Our Lord Jesus Christ came to the city of Samaria and sits near a well. When an ordinary Samaritan woman approaches, He asks her: “Give me a drink” (Jn. 4:7). Then an unusual conversation begins between them, as if they were speaking in different languages and on different planes. The woman asks about completely ordinary things, but the Lord speaks with her about lofty themes which surpassed her understanding. Even when the disciples return, as if He is continuing this conversation with them as well, He begins to speak about heavenly food and about obedience to God the Father. The disciples, on a worldly level like the Samaritan woman, ask each other: “Has anyone brought Him food?”
We often approach God with our worldly needs, and sometimes God gives us what we ask from Him. It also happens, however, that sometimes, instead of receiving what we ask for, we instead receive something else. The ways of God are inscrutable, and we don’t understand why it is that when we ask God a simple question we don’t receive a simple answer. This occurs because being human, we see our lives from a limited perspective, but God sees our lives in all of its dimensions. We have the ability to only see our past and our present. God, however, also sees our future. Thus, He knows better than we do what is needed for our salvation, for our earthly life and for eternal life. Therefore, it is for this reason that now and then we ask for one thing, but the Lord instead gives us something else.
Most likely, the Samaritan woman understood little of what the Lord said to her, but in her heart she knew that He was the Messiah. Thus, she goes to her people and says: ”Can this be the Christ?” They listened to her, went to see Him, and said: “It is no longer because of your words that we believe, for we have heard for ourselves, and we know indeed that this is the Savior of the world.” It is the same with us in our hearts, when we feel the hand of God, the mysterious providence of God, operating sometimes in accord with and sometimes in opposition to our will, for we understand that God knows what our needs are better than we do. The Lord leads us along life’s journey, in spite of all of our sins and mistakes and in spite of the fact that we often prove ourselves to be disobedient and unfaithful sons and daughters. No matter how many times we may tear our hand out of His hands, again and again He continues to offer us His hand in order to lead us to salvation.

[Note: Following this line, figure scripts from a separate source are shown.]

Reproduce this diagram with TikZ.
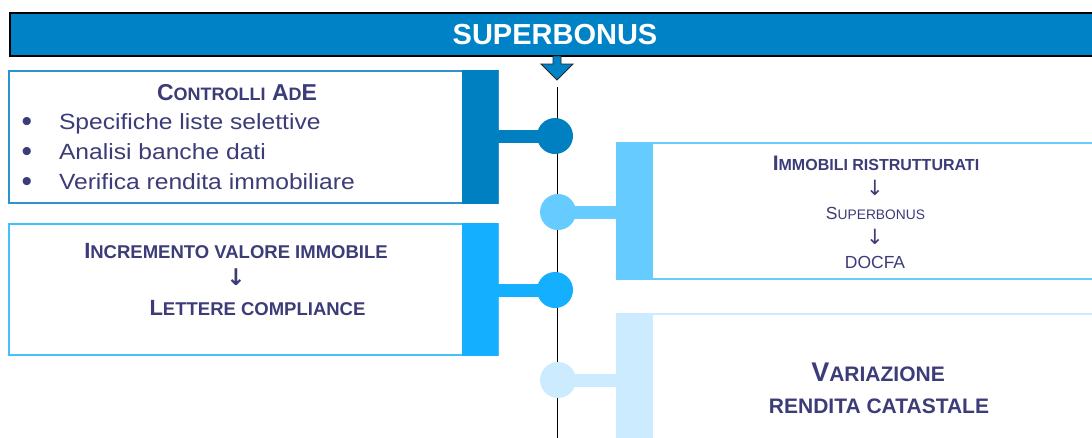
\documentclass[tikz,border=0pt]{standalone}
\usepackage{fontspec}
\setmainfont{Liberation Sans}
\newfontfamily\widefont[FakeStretch=1.12]{Liberation Sans}
\newfontfamily\arrowfont{DejaVu Sans}
\definecolor{titleblue}{HTML}{0083C6}
\definecolor{blueA}{HTML}{0080C0}
\definecolor{blueAline}{HTML}{2E92D2}
\definecolor{blueB}{HTML}{66CCFF}
\definecolor{blueC}{HTML}{14AFFF}
\definecolor{blueCline}{HTML}{45C0FF}
\definecolor{blueD}{HTML}{CCEBFF}
\definecolor{txt}{HTML}{3C3C78}
\newcommand{\szt}[2]{{\fontsize{#1}{#1}\selectfont #2}}
\begin{document}
\begin{tikzpicture}[x=1pt,y=-1pt,
  every node/.style={inner sep=0pt, outer sep=0pt, text=txt},
  box/.style={rectangle, draw, fill=white, line width=1.3pt},
  bar/.style={rectangle, minimum width=36},
  link/.style={line width=13pt},
  dot/.style={circle, minimum size=36},
  lbl/.style={anchor=base},
  darr/.style={font=\arrowfont\fontsize{21}{21}\selectfont}]
\useasboundingbox (0,0) rectangle (1092,437);

% title bar
\node[rectangle, draw=black, line width=1.2pt, fill=titleblue, minimum width=1090, minimum height=43,
      text=white, font=\bfseries\fontsize{29}{29}\selectfont] (title) at (555,34.5) {SUPERBONUS};
\draw[fill=titleblue, draw=black!85, line width=0.9pt]
  (553,56) -- (561,56) -- (561,64) -- (573,64) -- (557,80) -- (541,64) -- (553,64) -- cycle;

% timeline
\coordinate (ltop) at (557.5,87);
\coordinate (lbot) at (557.5,440);
\draw[line width=1.6pt, black] (ltop) -- (lbot);

% box 1
\node[box, draw=blueAline, minimum width=489, minimum height=132] (b1) at (253.5,137) {};
\node[bar, fill=blueA, minimum height=133.3] (bar1) at (480,137) {};
% box 2
\node[box, draw=blueB, minimum width=483, minimum height=136] (b2) at (858.5,211) {};
\node[bar, fill=blueB, minimum height=137.3] (bar2) at (635,211) {};
% box 3
\node[box, draw=blueCline, minimum width=489, minimum height=131] (b3) at (253.5,289.5) {};
\node[bar, fill=blueC, minimum height=132.3] (bar3) at (480,289.5) {};
% box 4
\node[box, draw=blueD, minimum width=483, minimum height=146] (b4) at (858.5,387) {};
\node[bar, fill=blueD, minimum height=147.3] (bar4) at (635,387) {};

% circles and connectors
\node[dot] (c1) at (555,136) {};
\node[dot] (c2) at (558,212) {};
\node[dot] (c3) at (555,290) {};
\node[dot] (c4) at (558,380) {};
\draw[link, blueA] (bar1.east |- c1) -- (c1.center);
\draw[link, blueB] (c2.center) -- (bar2.west |- c2);
\draw[link, blueC] (bar3.east |- c3) -- (c3.center);
\draw[link, blueD] (c4.center) -- (bar4.west |- c4);
\node[dot, fill=blueA] at (c1) {};
\node[dot, fill=blueB] at (c2) {};
\node[dot, fill=blueC] at (c3) {};
\node[dot, fill=blueD] at (c4) {};

% texts box 1
\node[lbl, font=\bfseries\fontsize{23}{23}\selectfont] (t1) at (237,100)
  {\szt{23}{C}\szt{18}{ONTROLLI} \szt{23}{A}\szt{18}{D}\szt{23}{E}};
\node[lbl, anchor=base west, font=\widefont\fontsize{22}{22}\selectfont] (s1) at (59,129) {Specifiche liste selettive};
\node[lbl, anchor=base west, font=\widefont\fontsize{22}{22}\selectfont] (s2) at (59,159) {Analisi banche dati};
\node[lbl, anchor=base west, font=\widefont\fontsize{22}{22}\selectfont] (s3) at (59,189) {Verifica rendita immobiliare};
\node[font=\fontsize{30}{30}\selectfont] (d1) at (27,124.5) {•};
\node[font=\fontsize{30}{30}\selectfont] (d2) at (27,154.5) {•};
\node[font=\fontsize{30}{30}\selectfont] (d3) at (27,184.5) {•};

% texts box 2
\node[lbl, font=\bfseries\fontsize{21}{21}\selectfont] (t2) at (876,170.5)
  {\szt{21}{I}\szt{16}{MMOBILI RISTRUTTURATI}};
\node[darr] (a21) at (875,188) {↓};
\node[lbl, font=\fontsize{17.5}{17.5}\selectfont] (t2b) at (875.5,219)
  {\szt{17.5}{S}\szt{13.8}{UPERBONUS}};
\node[darr] (a22) at (875,237) {↓};
\node[lbl, font=\fontsize{17.5}{17.5}\selectfont] (t2c) at (875,268.5) {DOCFA};

% texts box 3
\node[darr, font=\arrowfont\bfseries\fontsize{23}{23}\selectfont] (a3) at (236,277) {↓};
\node[lbl, font=\bfseries\fontsize{22}{22}\selectfont] (t3) at (236,258)
  {\szt{22}{I}\szt{18.5}{NCREMENTO VALORE IMMOBILE}};
\node[lbl, font=\bfseries\fontsize{22}{22}\selectfont] (t3b) at (257.5,315)
  {\szt{22}{L}\szt{18.5}{ETTERE COMPLIANCE}};

% texts box 4
\node[lbl, font=\bfseries\fontsize{27}{27}\selectfont] (t4) at (878,381)
  {\szt{27}{V}\szt{21}{ARIAZIONE}};
\node[lbl, font=\bfseries\fontsize{21}{21}\selectfont] (t4b) at (879,413.5) {RENDITA CATASTALE};
\end{tikzpicture}
\end{document}
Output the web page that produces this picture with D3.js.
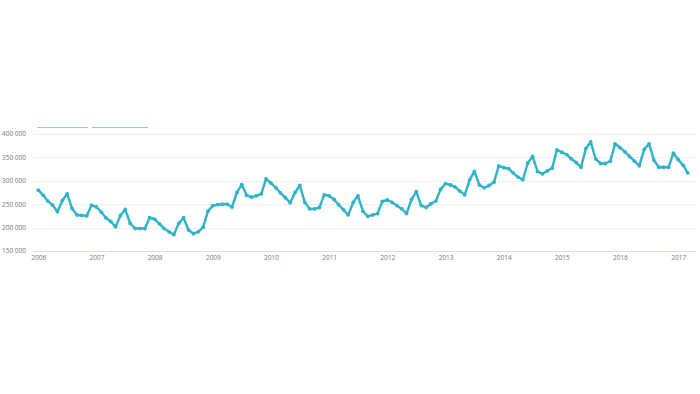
<!DOCTYPE html>
<html>
<head>
<meta charset="utf-8">
<script src="https://cdn.jsdelivr.net/npm/d3@7"></script>
<style>
  body { margin: 0; background: #fff; }
  svg { display: block; font-family: "Open Sans", sans-serif; }
</style>
</head>
<body>
<svg id="chart" width="700" height="394"></svg>
<script>
// monthly values, Jan 2006 .. Mar 2017
var startMonth = '2006-01';
var values = [
  280000, 269000, 257000, 248000, 234000, 258000, 272000, 241000, 227000, 226000, 225000, 248000,
  244000, 233000, 221000, 213000, 202000, 226000, 239000, 209000, 198000, 198000, 198000, 221000,
  218000, 208000, 198000, 191000, 185000, 209000, 221000, 195000, 187000, 191000, 201000, 235000,
  247000, 249000, 250000, 250000, 244000, 275000, 292000, 269000, 265000, 268000, 272000, 304000,
  295000, 285000, 274000, 264000, 253000, 275000, 290000, 254000, 240000, 240000, 243000, 270000,
  268000, 260000, 249000, 238000, 227000, 254000, 268000, 235000, 224000, 227000, 230000, 256000,
  259000, 254000, 247000, 240000, 230000, 260000, 277000, 247000, 243000, 251000, 257000, 282000,
  294000, 291000, 287000, 278000, 270000, 302000, 320000, 291000, 285000, 290000, 297000, 332000,
  328000, 326000, 317000, 308000, 302000, 338000, 352000, 320000, 315000, 321000, 327000, 366000,
  361000, 356000, 347000, 339000, 329000, 369000, 383000, 347000, 337000, 337000, 342000, 379000,
  371000, 362000, 352000, 342000, 332000, 367000, 379000, 344000, 329000, 329000, 329000, 359000,
  345000, 333000, 317000
];
var yTicks = [150000, 200000, 250000, 300000, 350000, 400000];
var xTickYears = [2006, 2007, 2008, 2009, 2010, 2011, 2012, 2013, 2014, 2015, 2016, 2017];

var svg = d3.select('#chart');
var color = '#2fb3c8';

var start = d3.timeParse('%Y-%m')(startMonth);
var data = values.map(function(v, i) { return { date: d3.timeMonth.offset(start, i), value: v }; });

var x = d3.scaleTime()
    .domain([new Date(2006, 0, 1), new Date(2017, 0, 1)])
    .range([38.3, 678.3]);
var y = d3.scaleLinear().domain([150000, 400000]).range([251, 134]);

var fmt = function(d) { return d3.format(',')(d).replace(/,/g, ' '); };

// legend stubs
svg.append('line').attr('x1', 37).attr('x2', 88).attr('y1', 127).attr('y2', 127)
    .attr('stroke', '#8ccfd6').attr('stroke-width', 1).attr('shape-rendering', 'crispEdges');
svg.append('line').attr('x1', 92).attr('x2', 148).attr('y1', 127).attr('y2', 127)
    .attr('stroke', '#8ccfd6').attr('stroke-width', 1).attr('shape-rendering', 'crispEdges');

// grid
svg.append('g').selectAll('line').data(yTicks).enter().append('line')
    .attr('x1', 33).attr('x2', 697)
    .attr('y1', function(d) { return Math.round(y(d)) + 0.5; })
    .attr('y2', function(d) { return Math.round(y(d)) + 0.5; })
    .attr('stroke', function(d) { return d === 150000 ? '#d6e0ec' : '#eeeeee'; })
    .attr('stroke-width', 1);

// y labels
svg.append('g').selectAll('text').data(yTicks).enter().append('text')
    .attr('x', 26).attr('y', function(d) { return y(d) + 2.3; })
    .attr('text-anchor', 'end')
    .attr('font-size', 6.5)
    .attr('fill', '#777')
    .text(fmt);

// x labels
var xAxis = d3.axisBottom(x)
    .tickValues(xTickYears.map(function(yr) { return new Date(yr, 0, 1); }))
    .tickFormat(d3.timeFormat('%Y'))
    .tickSize(0).tickPadding(4);
var gx = svg.append('g').attr('transform', 'translate(0,251)').call(xAxis);
gx.select('.domain').remove();
gx.selectAll('text').attr('font-size', 6.5).attr('fill', '#777').attr('font-family', '"Open Sans", sans-serif');

// series
var line = d3.line()
    .x(function(d) { return x(d.date); })
    .y(function(d) { return y(d.value); });

svg.append('path').datum(data)
    .attr('d', line)
    .attr('fill', 'none')
    .attr('stroke', color)
    .attr('stroke-width', 2.4)
    .attr('stroke-linejoin', 'round');

svg.append('g').selectAll('circle').data(data).enter().append('circle')
    .attr('cx', function(d) { return x(d.date); })
    .attr('cy', function(d) { return y(d.value); })
    .attr('r', 1.9)
    .attr('fill', color);
</script>
</body>
</html>
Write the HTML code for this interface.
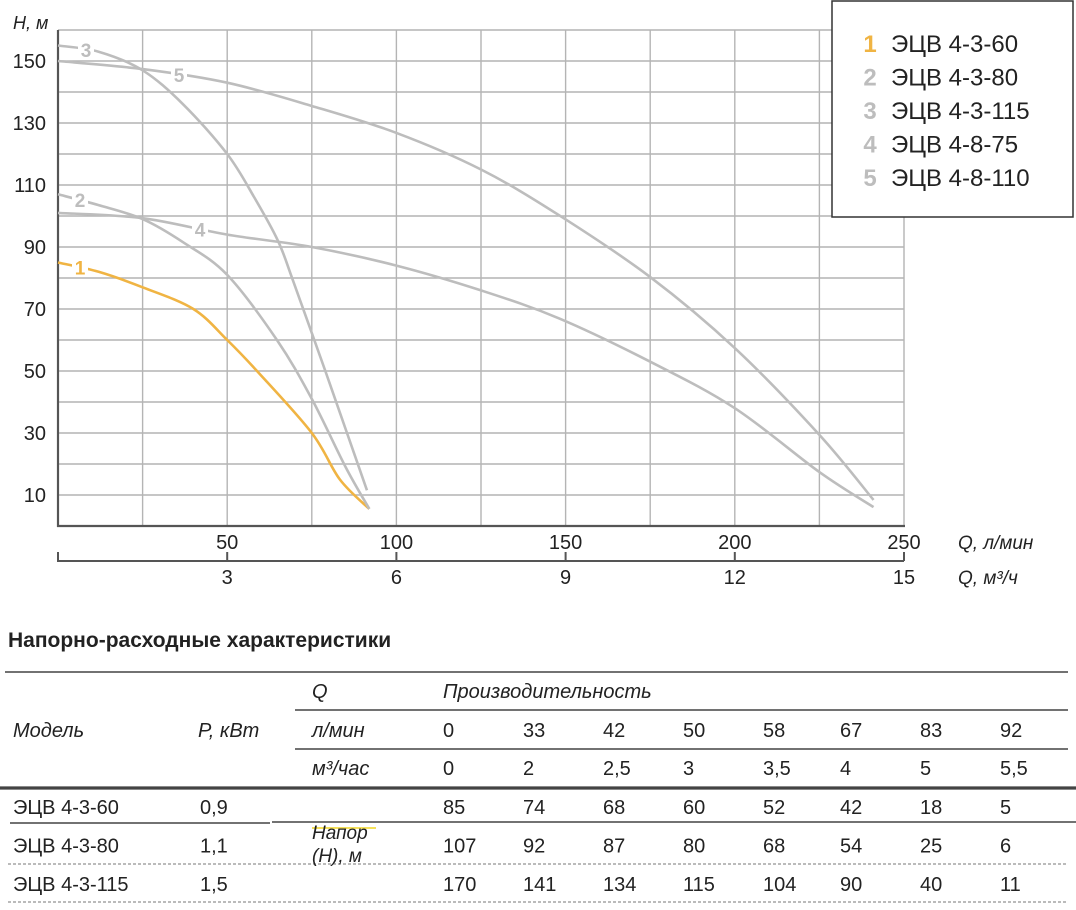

This is the difference between a believer and a non-believer: the non-believer ascribes everything to chance and he himself takes credit for all the good in his life, whereas the believer understands that God is over everything, that He cares for each of us, and that for each of us He has a plan which He never abandons, even when we try to abandon Him. The bottom line is that the definition of genuine faith is to trust in God, no matter what may occur in our lives, and to be able to say with all our heart the words of the Lord’s Prayer: “Thy will be done”, — because it is exactly God’s will that is that mysterious spiritual power (not always understood by us) which our hearts tell us is leading us to salvation, as opposed to our human will, which instead so often turns us away from what is good.
We may not be able to take a peek into the future, but we can take a look at the past and value the events in our lives, understanding that nothing happens by chance, that everything in life is natural, and that the Lord is leading us through this life and constantly saving us from destruction, always putting us back on the path to salvation whenever we turn away instead to the path of evil. It is this faith that strengthens us and allows us to look into the future without fear. If the Lord led us before, He will continue to lead us in the future, and if He saved us before, then He will save us in the future as well.
Metropolitan Hilarion of Volokolamsk, Chairman of the Department for External Church Relations of the Moscow Patriarchate, gave this sermon at the Monastery of the Holy Spirit, Vilnius (Lithuania), on May 13, 2012.